Według trenera Tomasz Kaczmarka jednym z problemów jego drużyny jest szybkie tracenie goli. – „Ostatnio graliśmy słabo, jako pierwsi traciliśmy gola a w ostatnich dwóch meczach szybko straciliśmy bramkę. Coś takiego nie powinno się wydarzyć, takie gole utrudniły nam zadanie. Nie zareagowaliśmy na to pod względem mentalnym. Musimy znaleźć piłkarzy, którzy są gotowi do gry z Lechem. Musimy złapać wiarę w siebie, złapać wiatr w żagle. Wierzymy, że zagramy tak jak trenujemy. Trzy punkty bardzo dużo zrobiłyby z tą drużyną.” – stwierdził podczas konferencji opiekun lechistów. – „Z Lechem od pierwszej minuty musimy być w 100% skoncentrowani, by znowu szybko nie stracić bramki. Jesteśmy nastawieni na wygraną z Lechem, wierzę w drużynę, wyjdziemy z tego kryzysu.” – dodał z kolei bramkarz i nowy kapitan gdańszczan Dusan Kuciak.

Wieczorem ważne byłoby nawet wymęczone zwycięstwo Lecha Poznań, by wydostać się ze strefy spadkowej, ale statystycznie już niewiele brakuje naszej drużynie do okrągłych liczb.

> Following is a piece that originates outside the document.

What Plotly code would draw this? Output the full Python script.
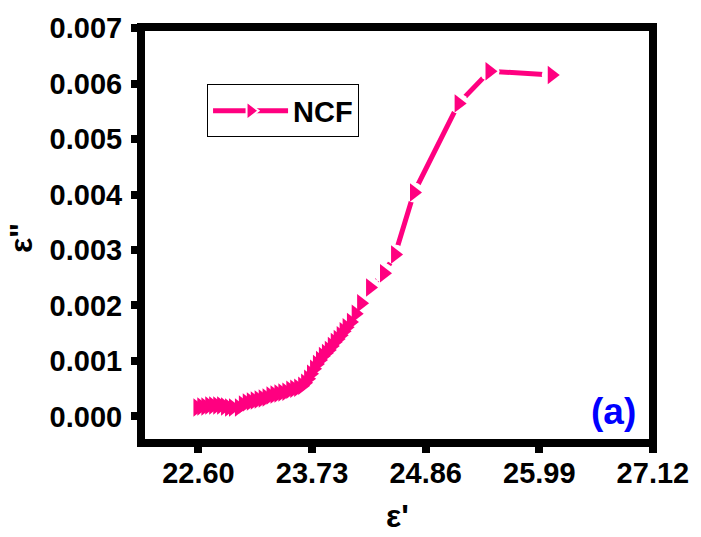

Kolejorzowi brakuje tylko 3 bramek do 100 goli wbitych Lechii na wszystkich frontach i 3 trafień do granicy 90 bramek strzelonych gdańszczanom w Ekstraklasie. Przeciwnik robił ostatnio wiele, żeby wzrosła frekwencja na Polsat Plus Arenie, piłkarze Lechii przed meczem z Mistrzem Polski gościli nawet w jednej z gdańskich galerii, po 17:00 przed stadionem będzie miał miejsce festyn, jeszcze wczoraj kontrakt podpisał nowy pomocnik Joeri de Kamps, który z wiadomego powodu oczywiście dziś nie zagra.

Początek wieczornego spotkania 6. kolejki PKO Ekstraklasy 2022/2023, Lechia Gdańsk – Lech Poznań przełożonego z 21 sierpnia na środę o godzinie 20:30. Mecz poprowadzi Bartosz Frankowski z Torunia, dzisiaj z tradycyjnym przedmeczowym i meczowym raportem na żywo prosto z Polsat Plus Areny Gdańsk ruszamy na KKSLECH.com już o godzinie 19:05.

> Śmietnik Kibica – (komentuj nie na temat) <





2 komentarze

  1. J5 pisze:

    Te zapowiedzi o grze na 100%, o przełamaniu z mistrzem Polski prawdopodobnie świadczą o tym że, że mecz będzie walką o dalszą pracę trenera Kaczmarka w Gdańsku, i raczej zdradzają taktykę która będzie podobna do tej z lutego. Lechia prawdopodobnie będzie się bronić, czekać na błędy Lecha i szukać możliwości skontrowania naszej drużyny. Kolejorz powinien przede wszystkim zagrać aktywnie w środku pola, tak jak z Piastem środkowi pomocnicy pownni agresywnie doskakiwać do rywala przy piłce i uniemożliwiając rozegranie starać się odebrać piłkę. Nasi piłkarze powinni jak najczęściej zagrywać piłkę bez przyjęcia aby napędzić akcje i zmylić rywala. Bardzo istotna będzie skuteczność, aby tym razem strzelić więcej niż jadną bramkę. Wszystko to zweryfikuje tradycyjnie boisko

    • 07 pisze:

      To trener gra o posadę a nie grojki. Tam chyba stwierdzili że już go nie potrzebują w szatni.